Common Mistakes and Misconfigurations

  • Ignoring regime shifts when backtesting. Training on 2020 to 2023 data without segmenting by volatility regime or correlation phase produces metrics that blend multiple market structures. Test performance separately in low vol (VIX equivalent below 50), high vol (above 80), and transitional periods.

  • Using point predictions without confidence intervals. A model that outputs “ETH will be 2400 in seven days” without an accompanying probability distribution or prediction interval is not actionable. Bracket the forecast with percentile ranges (10th, 50th, 90th) to understand tail risk.

  • Treating correlation as stable. Ethereum correlation with Bitcoin, equities, or the dollar index drifts over weeks. Hardcoding a 0.7 BTC correlation into a multivariate model causes forecast error when that correlation drops to 0.4 during a BTC-specific event.

  • Neglecting slippage and liquidity depth in price targets. A model predicting a 10 percent rally does not account for whether the order book can absorb the flow required to reach that level. Check aggregated DEX and CEX liquidity within 2 percent of the current price before sizing trades.

  • Overfitting to fee revenue or staking yield. Models linking ETH price to fee burn or staking APY assume rational pricing of cash flows. These relationships weaken during speculative phases when sentiment and leverage dominate fundamentals.

  • Using social sentiment without decay functions. Sentiment scores from Twitter or Reddit degrade within hours.
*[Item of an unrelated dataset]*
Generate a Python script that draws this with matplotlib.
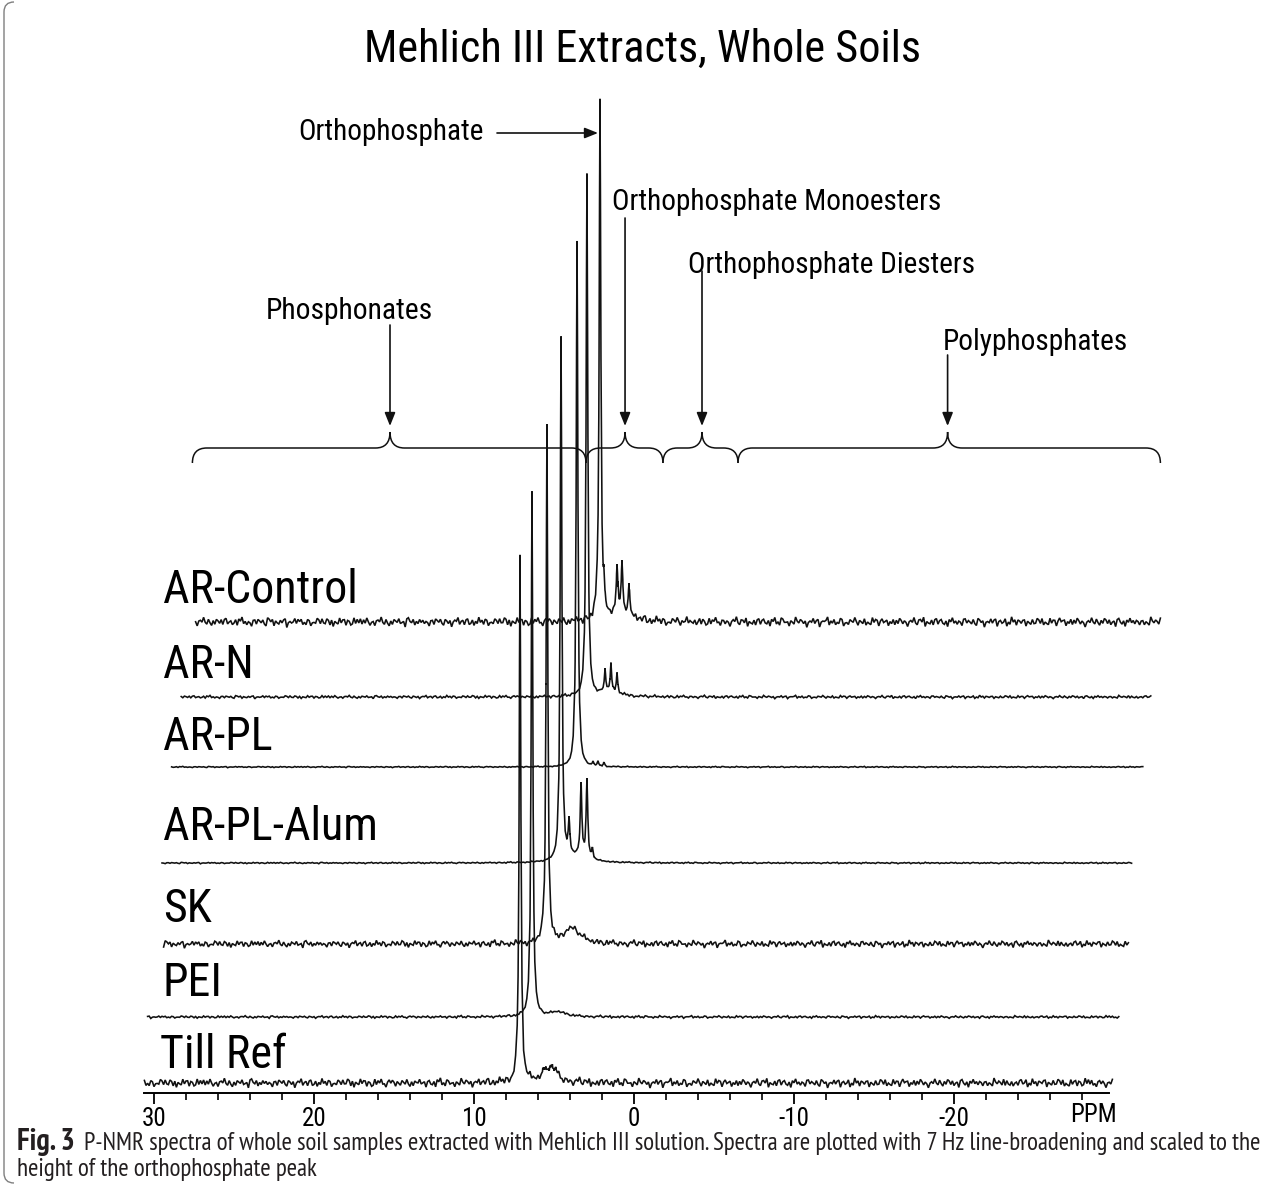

A model ingesting a daily sentiment average misses the intraday peaks and troughs that actually move prices.

What to Verify Before You Rely on This

  • Current futures open interest distribution across exchanges and expiry dates.
  • Funding rate snapshots over the past 72 hours and their directional consistency.
  • Onchain exchange netflows (ETH moving onto exchanges vs. withdrawals) updated within the last 24 hours.
  • Correlation coefficients between ETH and BTC, ETH and SPX over rolling 30 and 90 day windows.
  • Options skew and implied volatility term structure for at-the-money and 10 delta strikes.
  • Staking ratio (percentage of total supply staked) and validator queue lengths, which affect supply dynamics.
  • Active liquidity depth within plus or minus 2 percent of spot across top five venues.
  • Model training window dates and whether they include recent regime shifts (example: post-merge supply change, Shanghai unlock, major protocol upgrades).
  • Walk-forward validation results over the specific forecast horizon you intend to trade.

Next Steps

  • Implement walk-forward validation on your current prediction model with at least 20 out of sample test periods. Measure Sharpe ratio and maximum drawdown in each period to assess regime sensitivity.
  • Build a regime detection layer using volatility state, correlation environment, and liquidity depth. Route predictions through regime-specific submodels rather than a single global model.
  • Track prediction errors over time and correlate them with identifiable market events (ETF flows, protocol governance changes, macro surprises) to refine feature sets and retrain schedules.